Dicle Üniversitesi Hukuk Fakültesi Öğretim Üyesi Vahap Coşkun, aralarında HDP’li vekillerin de bulunduğu Kobani davasını değerlendirdi. Coşkun, “Yargılama öncesi yapılan açıklamalar hukuka zarar veriyor” dedi.
Eski HDP Eş Genel Başkanı Selahattin Demirtaş ve Figen Yüksekdağ’ın da aralarında bulunduğu 28’i tutuklu 108 kişinin yargılandığı Kobani davasının ilk duruşması dün görülmüştü. Yaşanan gerginliğin ardından mahkeme duruşmayı 3 Mayıs tarihine ertelemişti.
Hukuki kurallara göre dava işlenmiyor
Dava öncesi bazı siyasilerin yaptığı açıklamaları hatırlatan Coşkun, “Yapılan açıklamalar yargıyı baskı altına alacak ve onun kararlarını doğrudan etkiyecek tavırlar sergileniyor. Türkiye’de yargılama bağımsızlığını, hukuk güvenliğini ortadan kaldıran bir durum. Çok önemli bir dava… Bu davanın başladığı gün devlet gücünü elinde bulunduran aktörler yargının üzerinde açık bir şekilde baskı oluşturabilecek ve talimat verecek açıklamalarda bulunuyor. HDP’nin Ermeni olayları ile ilgili açıklamasını bu tavrın bir gereksinimi olarak sunmak bir siyasal fırsatçılık hikâyesi. Ermeni meselesi ve Kobani davası birbiriyle bağlantılı bir hikâye değil. O olayla ilgili HDP’yi eleştirisiniz siyasetin yanlış olduğunu söylersiniz, söylediklerini doğru olmadığını savunursunuz, siyasi tartışma yürütürsünüz o ayrı bir şey ama burada bir hukuki dava var. Hukuki davanın yargılama kuralarına göre işlemesi lazım, maalesef bu durum kaldırılmış durumda” dedi.

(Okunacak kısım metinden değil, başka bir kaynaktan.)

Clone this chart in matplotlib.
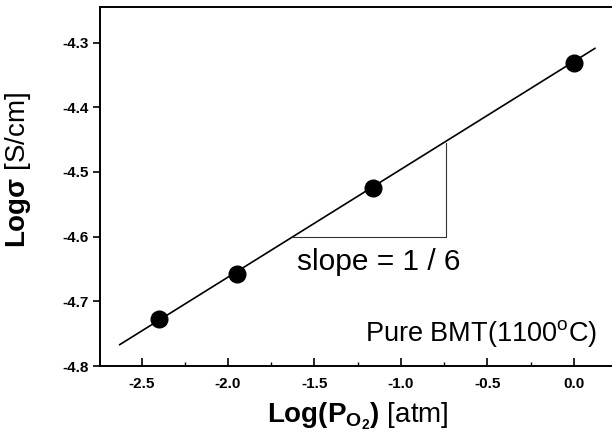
import numpy as np
import matplotlib
matplotlib.use('Agg')
import matplotlib.pyplot as plt
from matplotlib.ticker import MultipleLocator

plt.rcParams['font.family'] = ['Liberation Sans', 'DejaVu Sans']
plt.rcParams['mathtext.fontset'] = 'custom'
plt.rcParams['mathtext.rm'] = 'Liberation Sans'
plt.rcParams['mathtext.bf'] = 'Liberation Sans:bold'
plt.rcParams['mathtext.it'] = 'Liberation Sans:italic'

# measured points
log_po2 = [-2.4, -1.95, -1.16, 0.0]
log_sigma = [-4.727, -4.658, -4.525, -4.331]

# fitted line ends
fit_x = [-2.626, 0.121]
fit_y = [-4.767, -4.309]

# slope triangle corners
tri_x = [-1.624, -0.739, -0.739]
tri_y = [-4.601, -4.601, -4.456]

xticks = [-2.5, -2.0, -1.5, -1.0, -0.5, 0.0]
yticks = [-4.8, -4.7, -4.6, -4.5, -4.4, -4.3]

fig = plt.figure(figsize=(6.12, 4.4), dpi=100)
ax = fig.add_axes([100 / 612, 1 - 366 / 440, 1 - 100 / 612, 359 / 440])

ax.plot(fit_x, fit_y, color='black', lw=1.2)
ax.plot(tri_x, tri_y, color='#333333', lw=0.8)
ax.plot(log_po2, log_sigma, 'o', color='black', ms=12)

ax.text(-1.60, -4.639, 'slope = 1 / 6', fontsize=21.5, ha='left', va='center')
ax.text(0.133, -4.750, 'Pure BMT(1100$^{\\rm o}$C)', fontsize=19.5, ha='right', va='center')

ax.set_xlim(-2.74, 0.22)
ax.set_ylim(-4.8, -4.245)
ax.set_xticks(xticks)
ax.set_xticklabels(['%.1f' % v for v in xticks])
ax.set_yticks(yticks)
ax.set_yticklabels(['%.1f' % v for v in yticks])
ax.xaxis.set_minor_locator(MultipleLocator(0.25))

for lab in ax.get_xticklabels() + ax.get_yticklabels():
    lab.set_fontweight('bold')
    lab.set_fontsize(11)

ax.tick_params(axis='x', which='major', direction='in', length=6, width=1.2, pad=8)
ax.tick_params(axis='x', which='minor', direction='in', length=3, width=1.0)
ax.tick_params(axis='y', which='major', direction='out', length=5, width=1.2, pad=3)

ax.spines['right'].set_visible(False)
for s in ['left', 'top', 'bottom']:
    ax.spines[s].set_linewidth(1.4)

ax.set_xlabel(r'$\mathbf{Log(P_{O_2})}$ [atm]', fontsize=20)
ax.xaxis.set_label_coords(0.504, -0.095)
ax.set_ylabel(r'$\mathbf{Log\sigma}$ [S/cm]', fontsize=20)
ax.yaxis.set_label_coords(-0.131, 0.546)

fig.savefig('out.png', dpi=100)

Adil yargılama ilkelerinden saptırılıyor
Kobani davasının çok önemli bir dava olduğunu hatırlatan Coşkun, “Türkiye’nin 3’üncü büyük partisinin geleceğiyle ilgili bir dava var. O davada herhangi bir yargının üzerine gölge düşürecek bir davranış şeklinden uzak durmalı. Uygun ortamlar oluşturulmalı, adil yargımla ilkelerinden uzaklaşmak, yargıyı baskı altına, siyasi partiyi yargılamakta olan kişileri daha yargılamanın ilk günü suçlu ilan etme bu adil yargılama kelimesini ortadan kaldırır. Dolayısıyla ortaya çıkacak karar ne olursa olsun bu kararların meşguliyetini de gölgeler, meşguliyetini de azaltır, kararların hukukiliğini ortadan kaldırır. O nedenle bu tür davranışlar hukuka zarar verir. İnsanlar bu davranışları değiştirmeli artık HDP’li veya Kürtlere yapıldığında çok tepki göstermiyorlar ve tolere ediyorlar. Fakat hukuksuzluk çok önemli bir konu çünkü hukuksuzluğun yayılma gibi bir etkisi var. O nedenle deliller nelerdir? Savunmalar nasıl yapılacak? Nasıl bir kara çıkar bunu bilemeyiz. Ama önemli olan o sürecin hukuki olmasıdır. Adil yargımla ilkelerinden saptırılıyor. Bizzat bunu iktidar yapıyor. Asıl problem bu, dolayısıyla çıkacak olan kararların doğruluğu, haklılığı, meşruluğu her zaman tartışma konusu olacaktır. Her zaman iktidarın gölgesi olacaktır. Ve bu her zaman Türkiye’ye de ülkeye de büyük bir haksızlıktır. Çok büyük bir kötülüktür” ifadelerini kullandı.